Reviews

Suddenly Last Summer

NOTE: The following review dates from February 2002 and this production’s initial run at the Sheffield Lyceum.

It’s an ominous set. A monolithic steel cylinder stands beneath and just beyond the proscenium arch, while shafts of pristine white light stretch out across the theatre, through torn holes in the structure, as if someone had been at it with an axe.

While you’re mulling quietly over approaches to Tennessee Williams’ symbolism, Michael Grandage’s production of Suddenly Last Summer starts violently, launching parts of the audience from their seats with a sonic explosion. The ruined metal splits open to reveal a triptych depicting a horror-tangled jungle of a garden, carpeted with moss and littered with incongruous red flowers.

Add to Christopher Oram‘s monumental design some superbly dynamic acting from Diana Rigg and Victoria Hamilton and you can forgive just about anything.

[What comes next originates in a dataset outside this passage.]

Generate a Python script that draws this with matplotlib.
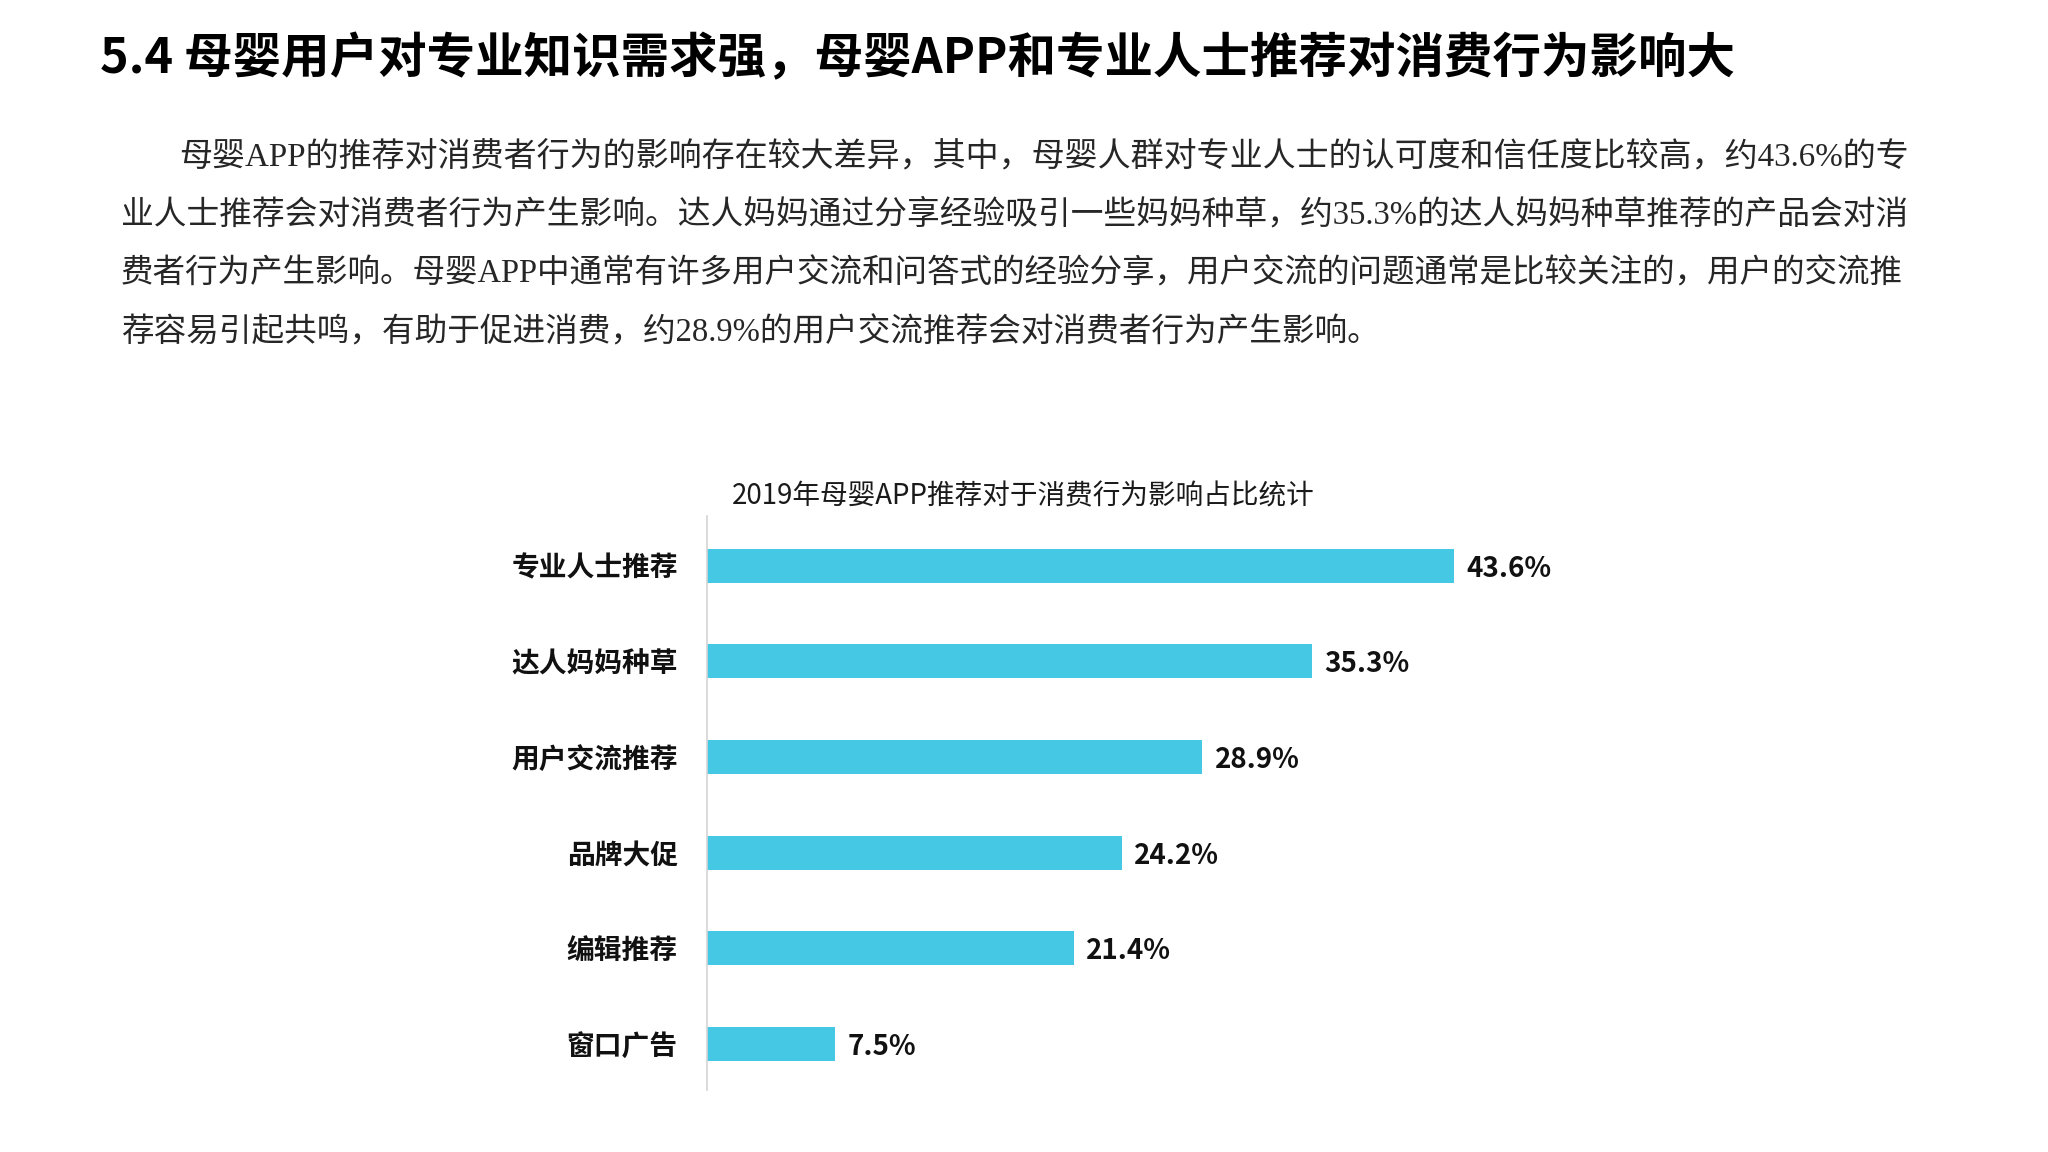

Williams was himself undergoing psychoanalysis while writing Suddenly Last Summer and knowledge of this has often influenced design and sound score decisions in a production. But here the battle for a kind of truth through an unhinged sense of righteousness and denial is magnified to the nth degree.

As Catharine, Hamilton delivers a heart-stopping, breathy and tremulous performance, her tiny quivering frame loomed over by Rigg’s Mrs Venable, who becomes increasingly malignant and terrifying, her bluster always accompanied by a crescendo of psychotic bird song. Indeed Rigg seems to dominate the stage, even when she’s not on it. That has to be perfect casting.

As Dr Cukrowicz and Sister Felicity, Mark Bazely and Virginia Denham eschew conventionally pure-white portrayals (he clinically, she angelically so) for more darkly ambiguous interpretations, as they listen to Catharine’s “hideous story” of Sebastian, the poet, the chaste and revered son of Mrs Venable.

Sebastian’s death is the rift between them all, and in their memories of him, they must choose to either ignore unsavoury aspects of his life to preserve his dignity or cling to them for the sake of their sanity. Williams’ themes of all-consuming violence and desire within the constraints of societal mores are timeless – if a little tame these days – and his metaphors remain surreal.

While you’re still figuring them all out, the triptych snaps shut, like a giant flytrap, locking the characters into an asylum of steel, and you with them. Stunning.